Inilah yang menjadi dasar "perdebatan" oleh Kuasa Hukum Terdakwa terhadap keterangan Saksi Ahli Psikologis Klinis ... bahwa, "darimana bisa dibilang sebuah tindakan adalah lazim atau tidak?" .... adakah data statistik dan pengamatan yang dilakukan untuk menentukan sebuah aksi/tindakan adalah aksi/tindakan yang lazim?
Inilah yang menjadi dasar pemahaman bagi Penulis, kenapa sistem peradilan di negara2 lain (yang bisa dibilang sudah lebih maju) lebih mengutamakan apa yang disebut first-hand evidence; bukti otentik; bukan kesaksian-kesaksian (baik dari Ahli ataupun bukan) yang sebagus apapun tampaknya, se qualified apapun ahli-nya, ini hanya second-hand evidence; bukti-bukti presumptive yang sekali lagi, di luar sana, disajikan secara hati-hati di peradilan (bukan melimpah ruah seperti dalam persidangan ini)

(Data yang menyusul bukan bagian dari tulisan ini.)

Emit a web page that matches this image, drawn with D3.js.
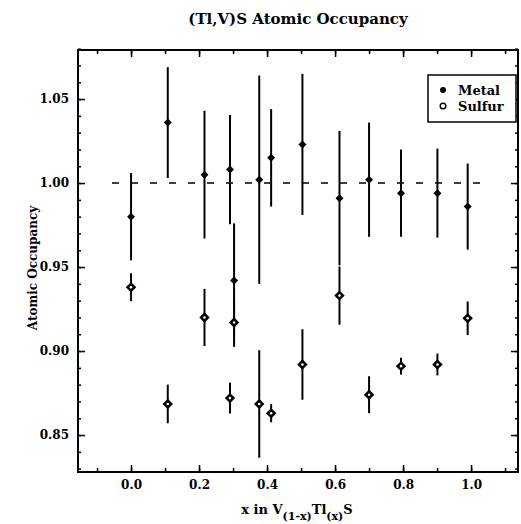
<!DOCTYPE html>
<html>
<head>
<meta charset="utf-8">
<script src="https://cdn.jsdelivr.net/npm/d3@7"></script>
<style>
  body { margin: 0; background: #fff; }
  text { font-family: "DejaVu Serif", serif; fill: #000; }
</style>
</head>
<body>
<div id="grafico"></div>
<script>
// Data
const xValues = [0.0, 0.108, 0.216, 0.291, 0.303, 0.377, 0.412, 0.504, 0.613, 0.700, 0.794, 0.901, 0.990];
const metalValues = [0.980, 1.036, 1.005, 1.008, 0.942, 1.002, 1.015, 1.023, 0.991, 1.002, 0.994, 0.994, 0.986];
const metalErrors = [0.026, 0.033, 0.038, 0.0325, 0.034, 0.062, 0.029, 0.042, 0.040, 0.034, 0.026, 0.0265, 0.0256];
const sulfurValues = [0.938, 0.8685, 0.920, 0.872, 0.917, 0.8685, 0.863, 0.892, 0.933, 0.874, 0.891, 0.892, 0.9195];
const sulfurErrors = [0.0083, 0.0115, 0.017, 0.0092, 0.0145, 0.032, 0.0054, 0.021, 0.0173, 0.011, 0.005, 0.0065, 0.010];
const xTicks = [0.0, 0.2, 0.4, 0.6, 0.8, 1.0];
const yTicks = [0.85, 0.90, 0.95, 1.00, 1.05];

function criarGrafico() {
  const largura = 521;
  const altura = 524;
  const margem = { top: 50, right: 3, bottom: 52, left: 78 };
  const w = largura - margem.left - margem.right;
  const h = altura - margem.top - margem.bottom;

  const svg = d3.select('#grafico').append('svg')
    .attr('width', largura)
    .attr('height', altura);

  const g = svg.append('g')
    .attr('transform', `translate(${margem.left},${margem.top})`);

  const x = d3.scaleLinear().domain([-0.156, 1.138]).range([0, w]);
  const y = d3.scaleLinear().domain([0.828, 1.0792]).range([h, 0]);

  const minorX = d3.range(-0.1, 1.15, 0.1);
  const minorY = d3.range(0.83, 1.08, 0.01);

  // Axes with inward ticks on all four sides
  const eixo = (ax, pos) => {
    const sel = g.append('g').attr('transform', pos).call(ax);
    sel.select('.domain').remove();
    sel.selectAll('line').attr('stroke', '#000').attr('stroke-width', 1.5);
    return sel;
  };

  eixo(d3.axisBottom(x).tickValues(xTicks).tickSize(-7).tickPadding(8).tickFormat(d3.format('.1f')), `translate(0,${h})`)
    .selectAll('text').style('font-size', '12px').style('font-weight', 'bold');
  eixo(d3.axisBottom(x).tickValues(minorX).tickSize(-4).tickFormat(''), `translate(0,${h})`);
  eixo(d3.axisTop(x).tickValues(xTicks).tickSize(-7).tickFormat(''), 'translate(0,0)');
  eixo(d3.axisTop(x).tickValues(minorX).tickSize(-4).tickFormat(''), 'translate(0,0)');

  eixo(d3.axisLeft(y).tickValues(yTicks).tickSize(-7).tickPadding(9).tickFormat(d3.format('.2f')), 'translate(0,0)')
    .selectAll('text').style('font-size', '12px').style('font-weight', 'bold');
  eixo(d3.axisLeft(y).tickValues(minorY).tickSize(-3).tickFormat(''), 'translate(0,0)');
  eixo(d3.axisRight(y).tickValues(yTicks).tickSize(-7).tickFormat(''), `translate(${w},0)`);
  eixo(d3.axisRight(y).tickValues(minorY).tickSize(-3).tickFormat(''), `translate(${w},0)`);

  // Frame
  g.append('rect')
    .attr('width', w).attr('height', h)
    .attr('fill', 'none').attr('stroke', '#000').attr('stroke-width', 2);

  // Reference line at 1.00
  g.append('line')
    .attr('x1', x(-0.056)).attr('x2', x(1.056))
    .attr('y1', y(1.0)).attr('y2', y(1.0))
    .attr('stroke', '#000').attr('stroke-width', 1.5)
    .attr('stroke-dasharray', '7,12');

  const diamante = (r) => `M0,${-r}L${r},0L0,${r}L${-r},0Z`;

  const series = [
    { vals: metalValues, errs: metalErrors, r: 4, furo: 0 },
    { vals: sulfurValues, errs: sulfurErrors, r: 5.2, furo: 1.3 }
  ];

  series.forEach((s) => {
    const pontos = xValues.map((xv, i) => ({ x: xv, v: s.vals[i], e: s.errs[i] }));

    g.selectAll(null).data(pontos).enter().append('line')
      .attr('x1', (d) => x(d.x)).attr('x2', (d) => x(d.x))
      .attr('y1', (d) => y(d.v + d.e)).attr('y2', (d) => y(d.v - d.e))
      .attr('stroke', '#000').attr('stroke-width', 2);

    g.selectAll(null).data(pontos).enter().append('path')
      .attr('d', diamante(s.r))
      .attr('transform', (d) => `translate(${x(d.x)},${y(d.v)})`)
      .attr('fill', '#000');

    // small hole for the open (sulfur) markers
    if (s.furo > 0) {
      g.selectAll(null).data(pontos).enter().append('circle')
        .attr('cx', (d) => x(d.x)).attr('cy', (d) => y(d.v))
        .attr('r', s.furo).attr('fill', '#fff');
    }
  });

  // Legend
  const leg = svg.append('g').attr('transform', 'translate(428,75)');
  leg.append('rect')
    .attr('width', 88).attr('height', 47)
    .attr('fill', '#fff').attr('stroke', '#000').attr('stroke-width', 1.5);
  leg.append('circle').attr('cx', 15).attr('cy', 15).attr('r', 3).attr('fill', '#000');
  leg.append('circle').attr('cx', 15).attr('cy', 31).attr('r', 2.8)
    .attr('fill', '#fff').attr('stroke', '#000').attr('stroke-width', 1.4);
  leg.append('text').attr('x', 30).attr('y', 15).attr('dy', '0.35em')
    .style('font-size', '13px').style('font-weight', 'bold').text('Metal');
  leg.append('text').attr('x', 30).attr('y', 31).attr('dy', '0.35em')
    .style('font-size', '13px').style('font-weight', 'bold').text('Sulfur');

  // Title
  svg.append('text')
    .attr('x', 298).attr('y', 24)
    .attr('text-anchor', 'middle')
    .style('font-size', '15px')
    .style('font-weight', 'bold')
    .text('(Tl,V)S Atomic Occupancy');

  // Y label
  svg.append('text')
    .attr('transform', 'translate(37,268) rotate(-90)')
    .attr('text-anchor', 'middle')
    .style('font-size', '12px')
    .style('font-weight', 'bold')
    .text('Atomic Occupancy');

  // X label with subscripts
  const xl = svg.append('text')
    .attr('x', 297).attr('y', 514)
    .attr('text-anchor', 'middle')
    .style('font-size', '13px')
    .style('font-weight', 'bold');
  xl.append('tspan').text('x in V');
  xl.append('tspan').attr('dy', 6).style('font-size', '11px').text('(1-x)');
  xl.append('tspan').attr('dy', -6).text('Tl');
  xl.append('tspan').attr('dy', 6).style('font-size', '11px').text('(x)');
  xl.append('tspan').attr('dy', -6).text('S');
}

criarGrafico();
</script>
</body>
</html>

Ahli Psikiatri Forensik RSCM - Ibu Natalia Widiasih Rahardjanti
Seperti biasa dan diharapkan, Kuasa Hukum Terdakwa di awal persidangan menunjukkan keberatannya atas Saksi Ahli yang diajukan oleh Jaksa Penuntut Umum :)
Saksi Ahli Psikiatri Forensik ini, dalam pengamatan penulis, jauh lebih netral dibandingkan Saksi Ahli Psikologis Klinis yang sebelumnya dimintai keterangan.
Memang ada 5-6 inkonsistensi yang dicatat oleh Saksi Ahli Psikiatri Forensik, tapi disini netralitas Saksi tampak saat beliau berkata jujur bahwa tidak tahu berapa banyak total pertanyaan yang mereka ajukan selama berinteraksi dengan terdakwa.
Disini Kuasa Hukum Terdakwa tampak ber-keberatan juga karena dalam persidangan ini, kehidupan masa lalu terdakwa yang tidak berkaitan dengan Korban juga menjadi konsumsi publik karena Jaksa menggali lebih dalam kesana, mungkin untuk membangun persepsi bahwa Terdakwa itu bersalah, jiwanya tidak stabil, dll .... lebih kepada pembunuhan karakter, menurut tanggapan Kuasa Hukum Terdakwa.
OK lah, kita tinggalkan dulu hal-hal yang berbau persepsi, karena setiap orang punya persepsi yang berbeda-beda. Yang penulis cermati dari keterangan saksi ahli ini dan dalam persidangan yang berlangsung Kamis lalu (2016-08-18):
- Terdakwa memiliki banyak masalah yang mengganggu dirinya terkait Patrick, mantan pacarnya.
- Terdakwa memiliki kecenderungan membahayakan dirinya dan orang lain; terdakwa ternyata sempat 2x (kalau ingatan saya tidak salah) melakukan usaha bunuh diri. pertama dengan usaha mengiris tangannya, yang kedua dengan mencoba "meracuni" dirinya dengan barbeque grill didalam ruangan tertutup.Â
sekedar informasi saja, menyalakan arang, batubara, ataupun kendaraan bermotor akan menghasilkan gas CO (Carbon Monoksida) yang sangat "mematikan" karena akan terikat lebih cepat kedalam sistem pernapasan manusia sehingga tidak bisa lagi menyerap oksigen. ini yang membuat korbannya tidak bisa bernafas. CO jauh lebih gampang terserap dan terikat dibanding O2 (Oksigen) yang digunakan oleh tubuh manusia untuk bernafas.